The winners of the 2022 Sengebau Poetry Competition: Kagman High School students D’anahlei Rodriguez and Juneya Quitano pose for a photo with their teacher Loremel Hocog and judges.
MIDDLE and high school poets can win up to $300 in the upcoming Northern Marianas Humanities Council’s 20th Sengebau Poetry Competition.
According to Leeani Villagomez, Humanities Council program coordinator, the deadline to register is Friday, Oct. 6 at 3 p.m.
The competition is set for Oct. 20 at 6 p.m. at the American Memorial Park Visitor Center Theater.
Villagomez said principals of public and private middle and high schools on Saipan, Tinian, and Rota have received copies of the competition rules and regulations.
Parents of interested participants are invited to speak to their child’s teacher, principal, or other school representative in order for their child to participate.
Travel costs of students and their chaperones from Tinian and Rota are covered by grant funds of the Humanities Council.
In a media release, the Humanities Council said the competition is an annual event that features poetry recited by middle and high school students. The competition honors the late Valentine “Val” N. Sengebau, the Palauan “poet in residence” who spent the final quarter-century of his life on his adopted home island of Saipan during the Trust Territory era.

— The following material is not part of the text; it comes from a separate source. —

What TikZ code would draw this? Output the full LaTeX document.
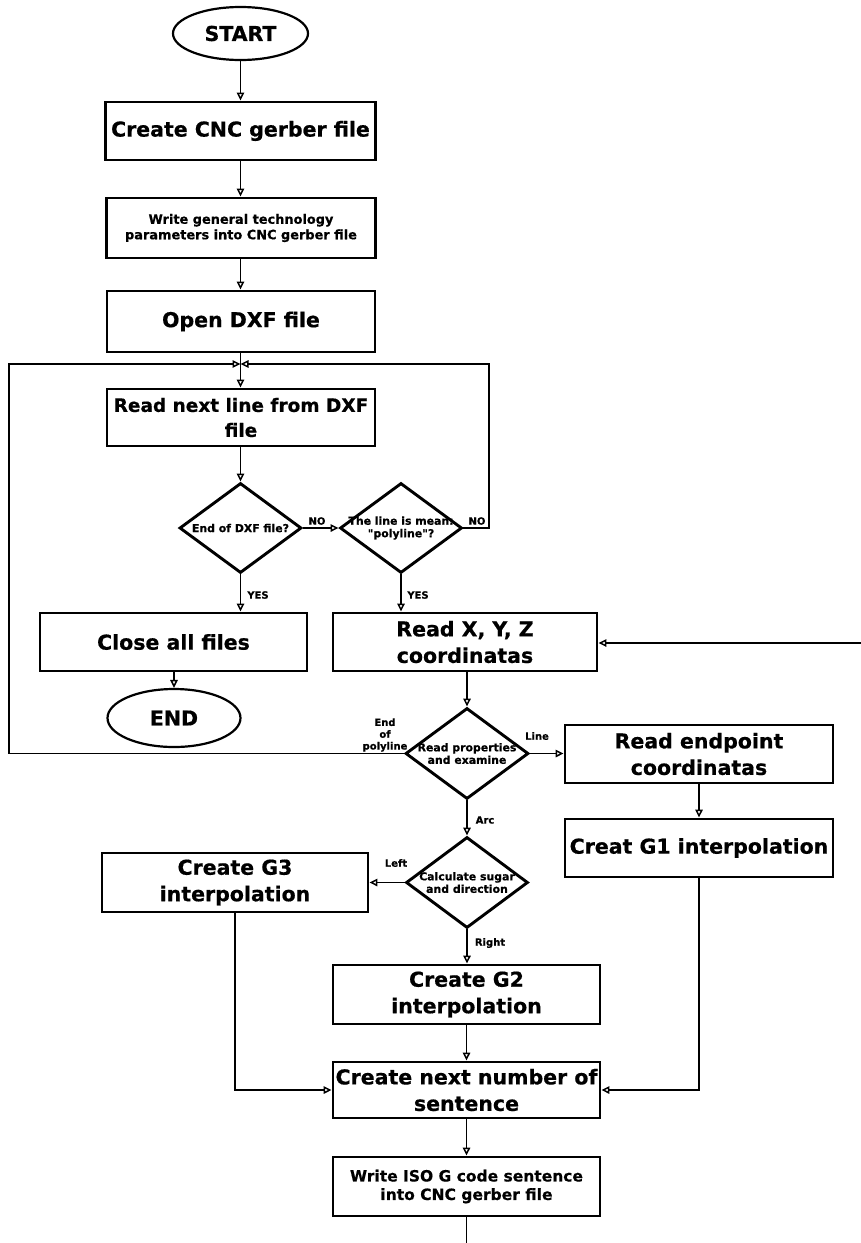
\documentclass[tikz,border=0pt]{standalone}
\usepackage{fontspec}
\setmainfont{DejaVu Sans}[Ligatures=TeXOff, BoldFeatures={FakeBold=0.6}]
\usetikzlibrary{shapes.geometric,arrows.meta}

\newcommand{\bigtxt}{\fontsize{20.5}{26.5}\selectfont\bfseries}
\newcommand{\midtxt}{\fontsize{18.5}{25}\selectfont\bfseries}
\newcommand{\smalltxt}{\fontsize{12.9}{15.5}\selectfont\bfseries}
\newcommand{\isotxt}{\fontsize{15.5}{18.5}\selectfont\bfseries}
\newcommand{\dtxt}{\fontsize{10.9}{12.5}\selectfont\bfseries}
\newcommand{\lbltxt}{\fontsize{10}{11.8}\selectfont\bfseries}

\tikzset{
  x=1pt, y=-1pt,
  procbox/.style={draw, line width=2.9pt, rectangle, inner sep=0pt, align=center},
  terminal/.style={draw, line width=2.2pt, ellipse, inner sep=0pt,
    minimum width=135pt, minimum height=53pt, font=\bigtxt},
  decision/.style={draw, line width=2.9pt, diamond, inner sep=0pt,
    minimum width=122pt, minimum height=90pt},
  dlabel/.style={inner sep=0pt, align=center, font=\dtxt},
  flowlabel/.style={inner sep=0pt, align=center, font=\lbltxt},
  flow/.style={line width=1.5pt, -{Triangle[open,length=8pt,width=7.5pt,line width=1.5pt]}},
  plain/.style={line width=1.5pt},
}

\begin{document}
\begin{tikzpicture}
\useasboundingbox (0,0) rectangle (861,1243);

% terminals
\node[terminal] (start) at (240.5,33.5) {START};
\node[terminal, minimum width=133pt, minimum height=58pt] (end) at (174,718) {END};

% upper column
\node[procbox, minimum width=270pt, minimum height=58pt, font=\bigtxt] (cnc) at (240.5,131) {Create CNC gerber file};
\node[procbox, minimum width=269pt, minimum height=60pt, font=\smalltxt] (params) at (241,228) {Write general technology\\parameters into CNC gerber file};
\node[procbox, minimum width=268pt, minimum height=61pt, font=\bigtxt] (open) at (241,321.5) {Open DXF file};
\node[procbox, minimum width=268pt, minimum height=57pt, font=\midtxt] (readln) at (241,417.5) {Read next line from DXF\\file};

% first decisions
\node[decision] (eof) at (240.5,528) {};
\node[dlabel] at (eof.center) {End of DXF file?};
\node[decision] (poly) at (401,528) {};
\node[dlabel] at (poly.center) {The line is mean:\\"polyline"?};

\node[procbox, minimum width=267pt, minimum height=58pt, font=\bigtxt] (close) at (173.5,642) {Close all files};
\node[procbox, minimum width=264pt, minimum height=58pt, font=\bigtxt] (xyz) at (465,642) {Read X, Y, Z\\coordinatas};

% element type
\node[decision, minimum width=123pt, minimum height=91pt] (prop) at (467,753.5) {};
\node[dlabel] at (prop.center) {Read properties\\and examine};
\node[procbox, minimum width=268pt, minimum height=58pt, font=\bigtxt] (endpt) at (699,754) {Read endpoint\\coordinatas};
\node[procbox, minimum width=268pt, minimum height=58pt, font=\bigtxt] (gone) at (699,848) {Creat G1 interpolation};

\node[decision, minimum width=122pt, minimum height=91pt] (dir) at (467,882.5) {};
\node[dlabel] at (dir.center) {Calculate sugar\\and direction};
\node[procbox, minimum width=266pt, minimum height=59pt, font=\bigtxt] (gthree) at (235,882.5) {Create G3\\interpolation};
\node[procbox, minimum width=267pt, minimum height=59pt, font=\bigtxt] (gtwo) at (466.5,994.5) {Create G2\\interpolation};

% output
\node[procbox, minimum width=267pt, minimum height=56pt, font=\bigtxt] (next) at (466.5,1090) {Create next number of\\sentence};
\node[procbox, minimum width=267pt, minimum height=59pt, font=\isotxt] (iso) at (466.5,1186.5) {Write ISO G code sentence\\into CNC gerber file};

% loop points
\coordinate (join) at (240.5,364);
\coordinate (loopR) at (489,364);
\coordinate (loopL) at (9,364);
\coordinate (feedin) at (861,643);
\coordinate (feedout) at (466.5,1243);

% main column
\draw[flow] (start) -- (cnc);
\draw[flow] (cnc.south -| start) -- (params.north -| start);
\draw[flow] (params.south -| start) -- (open.north -| start);
\draw[flow] (open.south -| start) -- (readln.north -| start);
\draw[flow] (readln.south -| eof) -- (eof.north);

\draw[flow] (eof.east) -- (poly.west);
\draw[flow] (poly.east) -| (loopR) -- (join);
\draw[flow] (eof.south) -- (eof.south |- close.north);
\draw[flow] (poly.south) -- (poly.south |- xyz.north);
\draw[flow] (close.south -| end) -- (end.north);

\draw[flow] (feedin) -- (xyz.east |- feedin);
\draw[flow] (prop.north |- xyz.south) -- (prop.north);
\draw[flow] (prop.west) -| (loopL) -- (join);
\draw[flow] (prop.east) -- (endpt.west |- prop.east);
\draw[flow] (prop.south) -- (dir.north);
\draw[flow] (endpt.south) -- (gone.north);

\draw[flow] (dir.west) -- (gthree.east |- dir.west);
\draw[flow] (dir.south) -- (gtwo.north -| dir.south);
\draw[flow] (gtwo.south) -- (next.north);
\draw[flow] (gthree.south) |- (next.west);
\draw[flow] (gone.south) |- (next.east);
\draw[flow] (next.south) -- (iso.north);
\draw[plain] (iso.south) -- (feedout);

% branch labels
\node[flowlabel] at (317,521) {NO};
\node[flowlabel] at (477,521) {NO};
\node[flowlabel] at (258,595) {YES};
\node[flowlabel] at (418,595) {YES};
\node[flowlabel] at (385,735) {End\\of\\polyline};
\node[flowlabel] at (537,736) {Line};
\node[flowlabel] at (485,820) {Arc};
\node[flowlabel] at (396,863) {Left};
\node[flowlabel] at (490,943) {Right};
\end{tikzpicture}
\end{document}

Sengebau’s poetry explored the loss of cultural identity in the face of rapid westernization; the political status negotiations then underway between the various Micronesian island groups and the U.S. government; and the joys and sorrows arising from his own life.
In the middle school division, for contestants in seventh or eighth grades, contestants will be judged on their ability to recite a poem from Sengebau’s original work, “Microchild: An Anthology of Poetry.” Poems must come from the book’s “Cultural Identity, Politics, or Images” section. Contestants will also be judged on their ability to explain why they selected the poem and what they interpret the poem to mean.
In the high school competition, for students in 9th to 12th grades, contestants will write and then perform an original poem. The poem’s content is judged prior to the student performing it at the 20th Sengebau Poetry Competition. The student’s performance is scored separately on the night of the competition, and then added to the content score at the competition’s end.
Content judges for the high school division will examine the poem’s symbolism, metaphor, and imagery. Poems must address themes relating to culture, identity, or change in the CNMI. Poems must be 250 words or less, written in Times New Roman or similar font.
Judges request that author names, grades, school affiliation, email, and phone number appear at the top right corner of the submission. The deadline to submit original poems for the high school competition is Oct. 10 and should be sent to Villagomez at leeani@nmhcouncil.org/.
Scoring rubrics are available upon request.
The official regulations state that each participating school is allowed two performance acts per division. Performance acts can be solo participants or duo participants. A duo act counts as one single entry.
First place prize for both the middle and high school division is $300, second place is $200, third place is $150. Winners’ names will be inscribed on a perpetual trophy housed at the winning school until next year’s competition.